**Goal**
Repeat verbatim, and only, the lines of the data below, beginning at the line that contains "Generate a Python" and stopping after the line that contains "import pandas as pd".

* BEGIN Data extract *

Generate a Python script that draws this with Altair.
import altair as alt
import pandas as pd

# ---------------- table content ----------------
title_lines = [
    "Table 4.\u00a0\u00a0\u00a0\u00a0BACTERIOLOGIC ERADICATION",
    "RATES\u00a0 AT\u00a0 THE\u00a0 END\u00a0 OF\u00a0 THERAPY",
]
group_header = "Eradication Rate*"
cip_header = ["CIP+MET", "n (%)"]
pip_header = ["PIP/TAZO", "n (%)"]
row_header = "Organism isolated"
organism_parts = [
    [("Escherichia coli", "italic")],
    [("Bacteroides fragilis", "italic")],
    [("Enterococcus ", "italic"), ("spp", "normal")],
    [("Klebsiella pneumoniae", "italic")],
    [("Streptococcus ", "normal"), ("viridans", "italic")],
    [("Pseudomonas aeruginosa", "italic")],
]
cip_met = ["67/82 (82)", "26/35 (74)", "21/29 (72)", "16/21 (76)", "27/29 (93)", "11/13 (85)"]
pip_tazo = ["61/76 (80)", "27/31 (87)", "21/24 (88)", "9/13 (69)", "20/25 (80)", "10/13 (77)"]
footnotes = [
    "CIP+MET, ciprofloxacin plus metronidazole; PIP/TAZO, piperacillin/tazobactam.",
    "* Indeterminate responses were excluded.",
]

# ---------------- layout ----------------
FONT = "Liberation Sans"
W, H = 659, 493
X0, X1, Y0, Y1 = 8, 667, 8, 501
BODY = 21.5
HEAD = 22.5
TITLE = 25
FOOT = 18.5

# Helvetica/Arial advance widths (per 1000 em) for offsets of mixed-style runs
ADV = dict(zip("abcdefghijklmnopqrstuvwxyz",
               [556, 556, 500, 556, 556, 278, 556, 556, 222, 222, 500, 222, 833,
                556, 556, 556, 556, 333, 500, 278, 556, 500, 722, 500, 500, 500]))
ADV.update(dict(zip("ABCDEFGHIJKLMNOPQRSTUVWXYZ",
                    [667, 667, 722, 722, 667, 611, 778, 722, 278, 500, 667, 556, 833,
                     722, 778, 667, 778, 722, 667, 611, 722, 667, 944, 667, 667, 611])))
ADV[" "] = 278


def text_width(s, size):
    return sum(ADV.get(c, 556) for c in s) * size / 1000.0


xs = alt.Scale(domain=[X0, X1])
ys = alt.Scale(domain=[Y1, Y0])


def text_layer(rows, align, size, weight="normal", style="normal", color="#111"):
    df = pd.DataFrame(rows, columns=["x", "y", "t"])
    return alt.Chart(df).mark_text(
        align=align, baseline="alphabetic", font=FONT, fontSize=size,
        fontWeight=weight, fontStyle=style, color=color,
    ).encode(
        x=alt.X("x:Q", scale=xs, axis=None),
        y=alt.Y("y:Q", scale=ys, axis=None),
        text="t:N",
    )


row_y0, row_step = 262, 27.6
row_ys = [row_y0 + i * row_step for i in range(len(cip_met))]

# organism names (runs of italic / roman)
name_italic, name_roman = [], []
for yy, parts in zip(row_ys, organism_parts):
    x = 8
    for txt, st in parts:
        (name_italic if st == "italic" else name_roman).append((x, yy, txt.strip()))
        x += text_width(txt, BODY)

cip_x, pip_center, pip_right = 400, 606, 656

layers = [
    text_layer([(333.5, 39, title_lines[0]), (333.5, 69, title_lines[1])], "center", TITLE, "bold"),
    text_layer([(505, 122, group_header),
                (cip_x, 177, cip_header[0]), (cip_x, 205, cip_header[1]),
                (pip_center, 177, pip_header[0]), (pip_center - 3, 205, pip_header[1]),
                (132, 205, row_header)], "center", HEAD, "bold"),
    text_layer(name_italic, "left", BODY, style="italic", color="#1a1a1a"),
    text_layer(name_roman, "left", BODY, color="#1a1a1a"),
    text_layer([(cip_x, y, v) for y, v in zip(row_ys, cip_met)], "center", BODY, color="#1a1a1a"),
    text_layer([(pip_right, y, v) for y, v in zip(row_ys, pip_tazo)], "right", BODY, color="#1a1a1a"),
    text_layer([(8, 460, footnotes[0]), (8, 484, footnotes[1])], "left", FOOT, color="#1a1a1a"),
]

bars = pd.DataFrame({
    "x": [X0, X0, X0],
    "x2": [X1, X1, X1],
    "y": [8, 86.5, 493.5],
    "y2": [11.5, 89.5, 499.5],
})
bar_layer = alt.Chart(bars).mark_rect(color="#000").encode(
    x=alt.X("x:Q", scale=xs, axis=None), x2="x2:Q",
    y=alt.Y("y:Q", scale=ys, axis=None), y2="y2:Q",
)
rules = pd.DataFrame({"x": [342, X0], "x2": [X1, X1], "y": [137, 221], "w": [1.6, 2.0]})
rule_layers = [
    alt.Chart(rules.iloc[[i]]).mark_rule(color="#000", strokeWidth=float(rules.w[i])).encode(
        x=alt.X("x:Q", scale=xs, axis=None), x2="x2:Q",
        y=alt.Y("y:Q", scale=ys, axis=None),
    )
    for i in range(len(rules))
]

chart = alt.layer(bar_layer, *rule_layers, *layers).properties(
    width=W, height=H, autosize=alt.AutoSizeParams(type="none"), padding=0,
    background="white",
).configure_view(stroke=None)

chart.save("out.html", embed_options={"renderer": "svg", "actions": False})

* END Data extract *
* BEGIN Data extract *

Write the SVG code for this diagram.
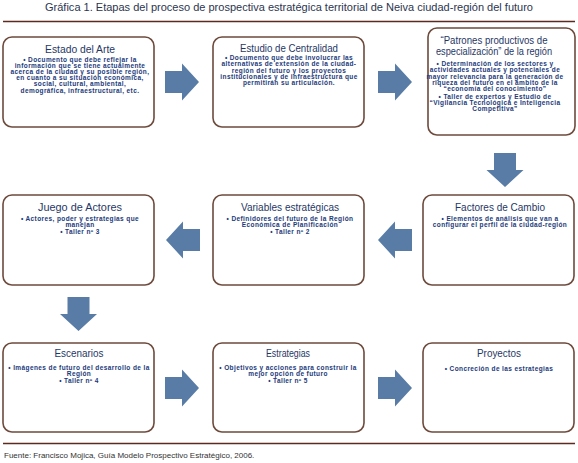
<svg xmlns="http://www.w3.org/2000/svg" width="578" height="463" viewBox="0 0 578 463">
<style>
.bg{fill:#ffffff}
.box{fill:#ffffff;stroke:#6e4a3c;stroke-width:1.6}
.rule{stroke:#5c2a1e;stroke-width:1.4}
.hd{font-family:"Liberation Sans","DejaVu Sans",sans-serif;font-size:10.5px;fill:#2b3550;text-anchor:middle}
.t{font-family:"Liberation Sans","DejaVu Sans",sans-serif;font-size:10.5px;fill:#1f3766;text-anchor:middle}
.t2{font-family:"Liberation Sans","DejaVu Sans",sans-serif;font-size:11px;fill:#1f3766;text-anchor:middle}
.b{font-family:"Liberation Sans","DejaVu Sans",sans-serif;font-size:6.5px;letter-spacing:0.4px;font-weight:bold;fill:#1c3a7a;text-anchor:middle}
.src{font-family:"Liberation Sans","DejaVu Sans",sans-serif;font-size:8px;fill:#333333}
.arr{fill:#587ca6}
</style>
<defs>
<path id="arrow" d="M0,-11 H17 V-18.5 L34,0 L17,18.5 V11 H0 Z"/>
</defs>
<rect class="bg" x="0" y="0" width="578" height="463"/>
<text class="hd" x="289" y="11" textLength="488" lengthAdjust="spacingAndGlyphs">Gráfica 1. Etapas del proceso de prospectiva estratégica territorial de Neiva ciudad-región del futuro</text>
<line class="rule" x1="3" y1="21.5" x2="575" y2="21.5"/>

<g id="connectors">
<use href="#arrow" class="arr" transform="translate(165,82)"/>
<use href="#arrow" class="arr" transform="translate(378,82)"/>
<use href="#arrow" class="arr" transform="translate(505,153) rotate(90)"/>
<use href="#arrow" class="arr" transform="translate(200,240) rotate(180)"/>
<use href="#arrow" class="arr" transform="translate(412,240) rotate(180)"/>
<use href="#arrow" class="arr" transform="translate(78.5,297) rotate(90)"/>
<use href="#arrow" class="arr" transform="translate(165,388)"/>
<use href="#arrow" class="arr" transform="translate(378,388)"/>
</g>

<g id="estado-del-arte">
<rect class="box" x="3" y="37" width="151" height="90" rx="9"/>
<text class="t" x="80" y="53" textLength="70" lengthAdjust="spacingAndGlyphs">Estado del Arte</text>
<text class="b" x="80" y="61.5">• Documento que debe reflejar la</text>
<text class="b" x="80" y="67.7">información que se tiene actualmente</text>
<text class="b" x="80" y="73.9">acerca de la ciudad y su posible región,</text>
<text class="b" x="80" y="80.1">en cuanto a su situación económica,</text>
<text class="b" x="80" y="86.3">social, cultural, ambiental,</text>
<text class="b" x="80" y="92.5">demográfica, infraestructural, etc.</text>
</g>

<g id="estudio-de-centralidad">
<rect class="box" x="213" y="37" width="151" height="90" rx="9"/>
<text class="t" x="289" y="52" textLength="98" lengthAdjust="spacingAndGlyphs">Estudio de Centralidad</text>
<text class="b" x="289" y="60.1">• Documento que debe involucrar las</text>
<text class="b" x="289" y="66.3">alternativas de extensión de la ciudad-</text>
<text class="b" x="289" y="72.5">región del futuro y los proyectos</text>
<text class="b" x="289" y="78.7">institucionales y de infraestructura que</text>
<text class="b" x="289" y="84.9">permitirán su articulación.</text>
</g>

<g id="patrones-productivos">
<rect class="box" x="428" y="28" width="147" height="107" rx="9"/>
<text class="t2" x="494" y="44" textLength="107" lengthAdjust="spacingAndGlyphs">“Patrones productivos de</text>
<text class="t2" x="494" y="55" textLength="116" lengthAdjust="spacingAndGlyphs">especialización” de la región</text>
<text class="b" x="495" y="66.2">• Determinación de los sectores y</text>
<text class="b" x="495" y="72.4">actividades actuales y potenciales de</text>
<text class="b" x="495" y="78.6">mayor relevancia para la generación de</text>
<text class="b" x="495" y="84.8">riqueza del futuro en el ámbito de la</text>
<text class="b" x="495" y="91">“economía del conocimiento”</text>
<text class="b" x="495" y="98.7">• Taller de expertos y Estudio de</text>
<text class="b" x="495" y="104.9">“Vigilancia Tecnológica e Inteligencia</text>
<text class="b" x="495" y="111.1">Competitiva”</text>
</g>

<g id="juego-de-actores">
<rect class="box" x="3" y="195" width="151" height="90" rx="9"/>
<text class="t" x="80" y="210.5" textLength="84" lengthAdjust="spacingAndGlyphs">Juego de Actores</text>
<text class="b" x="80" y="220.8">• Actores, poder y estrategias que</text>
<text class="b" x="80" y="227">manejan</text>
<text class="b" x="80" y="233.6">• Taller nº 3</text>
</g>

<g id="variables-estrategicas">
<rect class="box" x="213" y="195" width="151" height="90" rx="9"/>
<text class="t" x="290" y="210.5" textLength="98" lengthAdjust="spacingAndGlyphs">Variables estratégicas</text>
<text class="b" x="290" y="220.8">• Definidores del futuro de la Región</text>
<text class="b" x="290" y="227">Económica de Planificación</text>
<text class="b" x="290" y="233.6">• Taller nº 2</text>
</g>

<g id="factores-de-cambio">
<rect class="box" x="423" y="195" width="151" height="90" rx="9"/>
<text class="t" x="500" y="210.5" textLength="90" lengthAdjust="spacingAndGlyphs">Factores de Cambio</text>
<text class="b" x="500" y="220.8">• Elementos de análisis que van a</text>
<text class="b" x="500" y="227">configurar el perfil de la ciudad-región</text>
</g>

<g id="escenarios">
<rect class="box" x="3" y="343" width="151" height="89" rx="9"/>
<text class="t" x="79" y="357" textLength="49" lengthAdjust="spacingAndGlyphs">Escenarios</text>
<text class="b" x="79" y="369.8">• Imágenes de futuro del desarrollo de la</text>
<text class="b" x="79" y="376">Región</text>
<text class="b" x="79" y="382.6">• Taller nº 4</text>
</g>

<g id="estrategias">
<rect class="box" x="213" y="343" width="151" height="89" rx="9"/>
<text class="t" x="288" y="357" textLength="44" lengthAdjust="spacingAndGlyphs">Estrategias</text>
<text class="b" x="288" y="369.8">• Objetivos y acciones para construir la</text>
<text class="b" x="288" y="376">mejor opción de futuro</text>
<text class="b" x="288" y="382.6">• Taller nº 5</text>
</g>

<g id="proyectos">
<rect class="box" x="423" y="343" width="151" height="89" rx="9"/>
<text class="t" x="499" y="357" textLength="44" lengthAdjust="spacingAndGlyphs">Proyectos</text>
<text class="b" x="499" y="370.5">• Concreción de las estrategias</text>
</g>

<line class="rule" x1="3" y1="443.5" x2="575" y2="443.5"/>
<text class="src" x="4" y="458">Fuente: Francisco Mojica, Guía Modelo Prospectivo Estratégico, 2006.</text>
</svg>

* END Data extract *
* BEGIN Data extract *

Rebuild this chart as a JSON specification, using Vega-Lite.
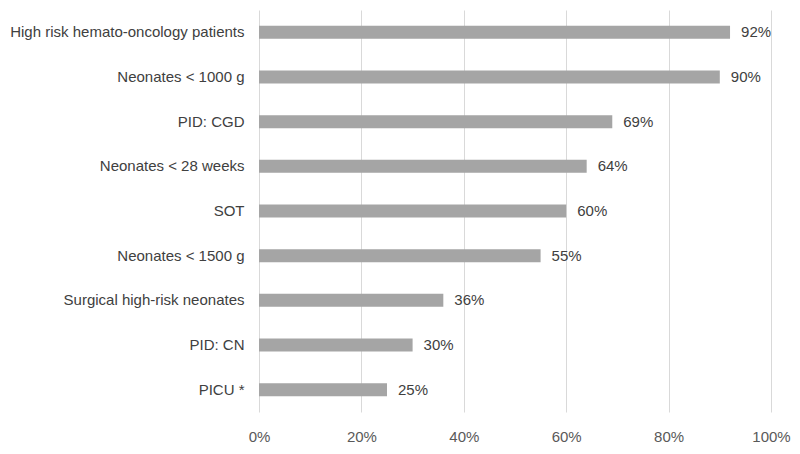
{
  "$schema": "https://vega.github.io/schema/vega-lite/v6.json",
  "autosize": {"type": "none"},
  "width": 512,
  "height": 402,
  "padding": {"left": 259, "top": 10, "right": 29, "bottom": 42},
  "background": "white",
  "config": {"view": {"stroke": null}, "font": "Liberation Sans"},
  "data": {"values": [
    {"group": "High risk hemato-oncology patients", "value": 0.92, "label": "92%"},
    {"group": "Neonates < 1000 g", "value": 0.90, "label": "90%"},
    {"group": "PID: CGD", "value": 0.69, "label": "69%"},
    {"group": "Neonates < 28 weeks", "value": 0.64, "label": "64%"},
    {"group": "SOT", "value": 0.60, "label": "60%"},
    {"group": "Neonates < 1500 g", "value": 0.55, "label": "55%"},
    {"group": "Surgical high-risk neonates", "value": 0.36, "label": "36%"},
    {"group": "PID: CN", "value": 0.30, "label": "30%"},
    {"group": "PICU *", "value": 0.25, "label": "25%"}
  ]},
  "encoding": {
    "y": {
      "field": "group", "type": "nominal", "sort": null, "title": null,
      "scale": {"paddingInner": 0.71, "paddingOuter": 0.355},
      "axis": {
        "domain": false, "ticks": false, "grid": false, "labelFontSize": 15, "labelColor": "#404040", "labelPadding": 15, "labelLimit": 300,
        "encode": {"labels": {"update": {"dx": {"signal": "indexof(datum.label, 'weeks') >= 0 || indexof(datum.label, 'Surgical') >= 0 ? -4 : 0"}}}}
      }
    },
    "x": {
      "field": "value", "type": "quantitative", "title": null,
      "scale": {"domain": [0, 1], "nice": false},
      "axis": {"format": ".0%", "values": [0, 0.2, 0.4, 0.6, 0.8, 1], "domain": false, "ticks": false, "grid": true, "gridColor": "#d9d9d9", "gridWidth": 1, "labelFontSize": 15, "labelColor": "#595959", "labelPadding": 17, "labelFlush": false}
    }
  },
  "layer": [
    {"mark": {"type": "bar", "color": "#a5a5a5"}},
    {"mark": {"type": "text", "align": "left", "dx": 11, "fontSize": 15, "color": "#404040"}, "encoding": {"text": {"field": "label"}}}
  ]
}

* END Data extract *

**Answer to the task**
Generate a Python script that draws this with Altair.
import altair as alt
import pandas as pd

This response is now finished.